Do we start to see therefore why the light of Christ in today’s Gospel is so important? Do we see why Jesus spent so much time on the ministry of healing and commanded his followers to do likewise? Do we see why it is so good to share in the ministry of healing in this Advent service, as we seek to reconnect again with the light of Christ at Christmas? Our ministry of healing is about sharing in Christ’s transforming of the powers of sin: the powers of separation, of brokenness and of darkness. Our ministry of healing is about reconnecting and helping each other reconnect with the light and healing of Christ.

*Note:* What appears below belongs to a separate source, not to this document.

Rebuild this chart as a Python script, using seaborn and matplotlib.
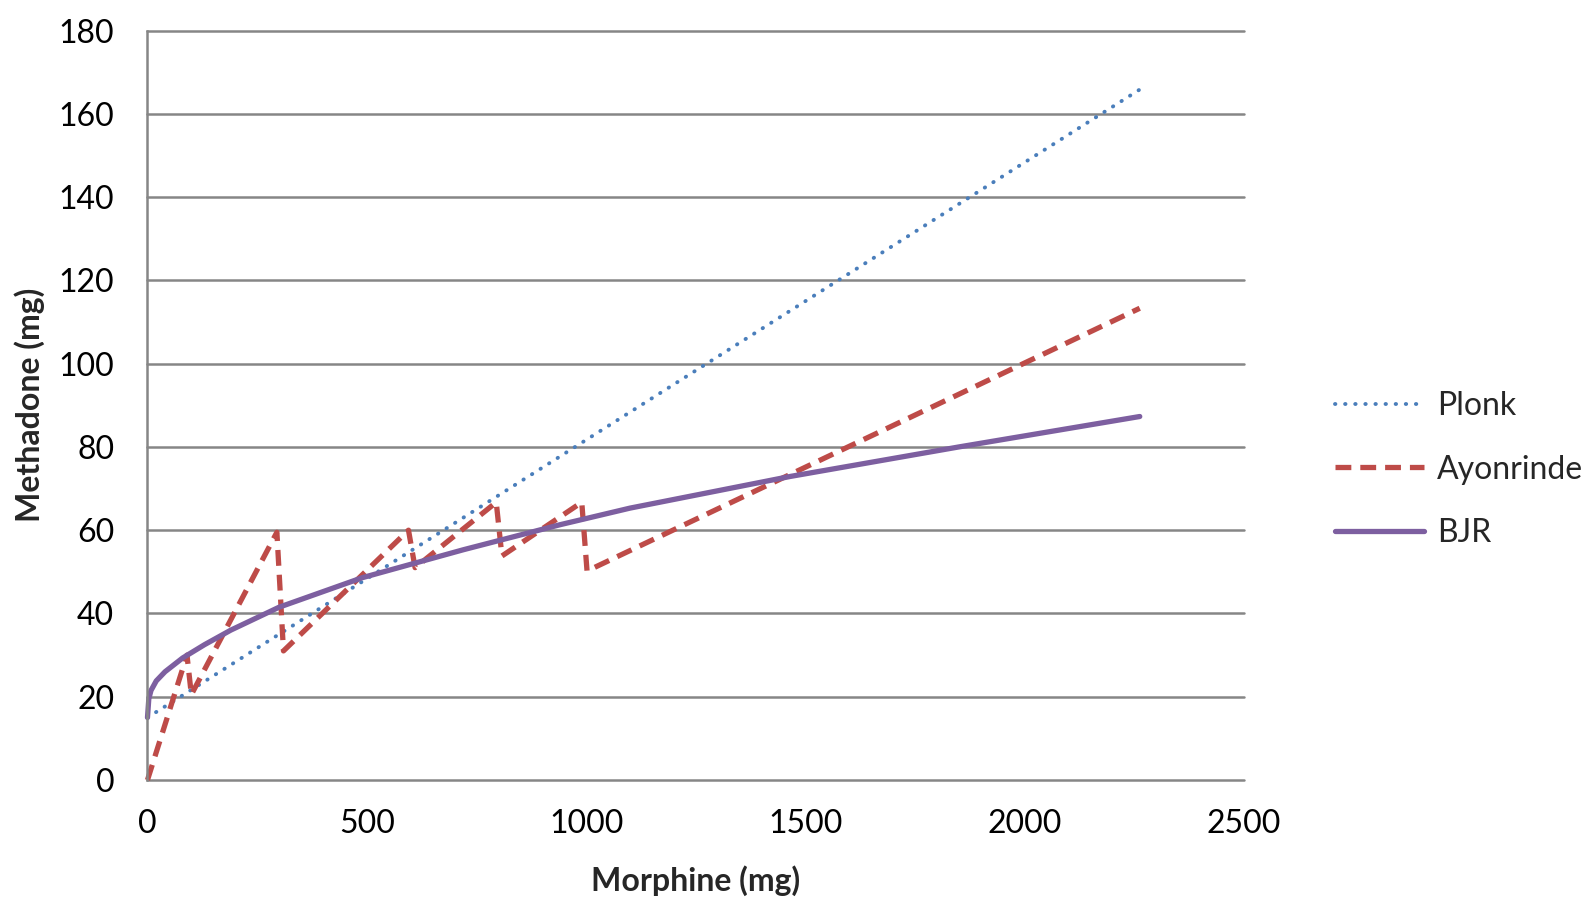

Another way of looking at Christian healing is as a way of restoring the body, the broken and suffering body of Christ, which is you and I. The ministry of healing is thus an extension of what we do when we share the Peace. At the Peace, we reconnect, don’t we? We share as one body, and we do so by a word of peace and by touch. That is what we do in our ministry of healing. We reconnect. Instead of suffering in our separateness, we join together. Instead of being separate individual bodies, bearing our pain and struggles alone, we share our pain and struggles together, as one body with others, in the light and presence of God. Instead of being cut off, we experience the healing touch and loving embrace of God, through other members of the same body.
So may we turn from our sin and separateness and know again the healing light of Christ, transforming our pain and dispelling our darkness. In the power of the Holy Spirit, Amen.